§ **What is expected**:
Please return the full listing below without altering anything.

▶

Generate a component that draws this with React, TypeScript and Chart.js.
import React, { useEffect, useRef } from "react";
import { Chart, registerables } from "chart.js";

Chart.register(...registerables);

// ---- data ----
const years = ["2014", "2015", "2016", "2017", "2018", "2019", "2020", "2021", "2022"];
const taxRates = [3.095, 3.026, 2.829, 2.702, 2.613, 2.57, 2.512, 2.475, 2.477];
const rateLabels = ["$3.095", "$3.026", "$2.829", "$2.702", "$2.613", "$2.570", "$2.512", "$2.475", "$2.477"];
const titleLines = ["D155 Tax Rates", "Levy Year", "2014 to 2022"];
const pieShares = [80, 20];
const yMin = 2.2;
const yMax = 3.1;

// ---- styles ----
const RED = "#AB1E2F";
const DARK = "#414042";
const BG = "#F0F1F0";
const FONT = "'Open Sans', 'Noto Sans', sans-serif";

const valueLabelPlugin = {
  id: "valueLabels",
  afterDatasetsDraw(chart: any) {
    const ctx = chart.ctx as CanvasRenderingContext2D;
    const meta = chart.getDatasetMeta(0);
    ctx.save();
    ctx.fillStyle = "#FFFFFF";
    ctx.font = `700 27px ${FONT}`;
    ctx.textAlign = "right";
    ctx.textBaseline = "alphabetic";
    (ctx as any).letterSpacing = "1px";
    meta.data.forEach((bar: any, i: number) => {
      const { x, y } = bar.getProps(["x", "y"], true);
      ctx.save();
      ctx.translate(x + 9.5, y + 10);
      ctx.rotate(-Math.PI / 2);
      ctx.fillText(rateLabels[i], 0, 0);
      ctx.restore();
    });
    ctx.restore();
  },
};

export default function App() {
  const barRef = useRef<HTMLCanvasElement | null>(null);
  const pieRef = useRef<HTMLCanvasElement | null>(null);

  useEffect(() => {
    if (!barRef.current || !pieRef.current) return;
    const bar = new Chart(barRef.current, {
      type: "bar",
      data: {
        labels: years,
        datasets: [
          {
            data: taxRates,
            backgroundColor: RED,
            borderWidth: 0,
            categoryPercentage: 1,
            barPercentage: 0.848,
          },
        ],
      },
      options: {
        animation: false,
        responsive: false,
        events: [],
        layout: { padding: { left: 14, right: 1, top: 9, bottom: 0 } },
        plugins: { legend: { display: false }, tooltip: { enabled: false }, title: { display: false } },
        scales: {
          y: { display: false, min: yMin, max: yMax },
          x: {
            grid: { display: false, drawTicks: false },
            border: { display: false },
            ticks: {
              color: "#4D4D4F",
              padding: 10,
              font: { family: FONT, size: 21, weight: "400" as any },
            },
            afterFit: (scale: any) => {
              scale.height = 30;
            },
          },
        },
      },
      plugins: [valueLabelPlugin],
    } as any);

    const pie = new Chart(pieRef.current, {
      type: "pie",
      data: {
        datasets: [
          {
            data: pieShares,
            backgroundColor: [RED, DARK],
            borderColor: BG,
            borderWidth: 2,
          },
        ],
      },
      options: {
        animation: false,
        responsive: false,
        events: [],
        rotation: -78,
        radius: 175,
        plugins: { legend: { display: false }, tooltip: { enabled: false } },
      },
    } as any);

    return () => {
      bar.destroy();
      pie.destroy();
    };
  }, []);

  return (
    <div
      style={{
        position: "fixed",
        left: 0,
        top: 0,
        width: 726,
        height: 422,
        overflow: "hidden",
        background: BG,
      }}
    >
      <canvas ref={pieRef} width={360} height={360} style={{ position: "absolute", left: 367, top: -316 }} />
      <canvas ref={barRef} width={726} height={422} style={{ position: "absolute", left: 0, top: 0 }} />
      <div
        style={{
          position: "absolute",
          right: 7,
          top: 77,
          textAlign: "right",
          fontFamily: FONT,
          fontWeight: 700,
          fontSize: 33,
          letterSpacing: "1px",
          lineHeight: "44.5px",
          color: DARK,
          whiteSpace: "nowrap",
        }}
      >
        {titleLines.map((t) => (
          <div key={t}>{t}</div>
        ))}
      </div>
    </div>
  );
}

◀

§ **Problem solution**:
Generate a component that draws this with React, TypeScript and Chart.js.
import React, { useEffect, useRef } from "react";
import { Chart, registerables } from "chart.js";

Chart.register(...registerables);

// ---- data ----
const years = ["2014", "2015", "2016", "2017", "2018", "2019", "2020", "2021", "2022"];
const taxRates = [3.095, 3.026, 2.829, 2.702, 2.613, 2.57, 2.512, 2.475, 2.477];
const rateLabels = ["$3.095", "$3.026", "$2.829", "$2.702", "$2.613", "$2.570", "$2.512", "$2.475", "$2.477"];
const titleLines = ["D155 Tax Rates", "Levy Year", "2014 to 2022"];
const pieShares = [80, 20];
const yMin = 2.2;
const yMax = 3.1;

// ---- styles ----
const RED = "#AB1E2F";
const DARK = "#414042";
const BG = "#F0F1F0";
const FONT = "'Open Sans', 'Noto Sans', sans-serif";

const valueLabelPlugin = {
  id: "valueLabels",
  afterDatasetsDraw(chart: any) {
    const ctx = chart.ctx as CanvasRenderingContext2D;
    const meta = chart.getDatasetMeta(0);
    ctx.save();
    ctx.fillStyle = "#FFFFFF";
    ctx.font = `700 27px ${FONT}`;
    ctx.textAlign = "right";
    ctx.textBaseline = "alphabetic";
    (ctx as any).letterSpacing = "1px";
    meta.data.forEach((bar: any, i: number) => {
      const { x, y } = bar.getProps(["x", "y"], true);
      ctx.save();
      ctx.translate(x + 9.5, y + 10);
      ctx.rotate(-Math.PI / 2);
      ctx.fillText(rateLabels[i], 0, 0);
      ctx.restore();
    });
    ctx.restore();
  },
};

export default function App() {
  const barRef = useRef<HTMLCanvasElement | null>(null);
  const pieRef = useRef<HTMLCanvasElement | null>(null);

  useEffect(() => {
    if (!barRef.current || !pieRef.current) return;
    const bar = new Chart(barRef.current, {
      type: "bar",
      data: {
        labels: years,
        datasets: [
          {
            data: taxRates,
            backgroundColor: RED,
            borderWidth: 0,
            categoryPercentage: 1,
            barPercentage: 0.848,
          },
        ],
      },
      options: {
        animation: false,
        responsive: false,
        events: [],
        layout: { padding: { left: 14, right: 1, top: 9, bottom: 0 } },
        plugins: { legend: { display: false }, tooltip: { enabled: false }, title: { display: false } },
        scales: {
          y: { display: false, min: yMin, max: yMax },
          x: {
            grid: { display: false, drawTicks: false },
            border: { display: false },
            ticks: {
              color: "#4D4D4F",
              padding: 10,
              font: { family: FONT, size: 21, weight: "400" as any },
            },
            afterFit: (scale: any) => {
              scale.height = 30;
            },
          },
        },
      },
      plugins: [valueLabelPlugin],
    } as any);

    const pie = new Chart(pieRef.current, {
      type: "pie",
      data: {
        datasets: [
          {
            data: pieShares,
            backgroundColor: [RED, DARK],
            borderColor: BG,
            borderWidth: 2,
          },
        ],
      },
      options: {
        animation: false,
        responsive: false,
        events: [],
        rotation: -78,
        radius: 175,
        plugins: { legend: { display: false }, tooltip: { enabled: false } },
      },
    } as any);

    return () => {
      bar.destroy();
      pie.destroy();
    };
  }, []);

  return (
    <div
      style={{
        position: "fixed",
        left: 0,
        top: 0,
        width: 726,
        height: 422,
        overflow: "hidden",
        background: BG,
      }}
    >
      <canvas ref={pieRef} width={360} height={360} style={{ position: "absolute", left: 367, top: -316 }} />
      <canvas ref={barRef} width={726} height={422} style={{ position: "absolute", left: 0, top: 0 }} />
      <div
        style={{
          position: "absolute",
          right: 7,
          top: 77,
          textAlign: "right",
          fontFamily: FONT,
          fontWeight: 700,
          fontSize: 33,
          letterSpacing: "1px",
          lineHeight: "44.5px",
          color: DARK,
          whiteSpace: "nowrap",
        }}
      >
        {titleLines.map((t) => (
          <div key={t}>{t}</div>
        ))}
      </div>
    </div>
  );
}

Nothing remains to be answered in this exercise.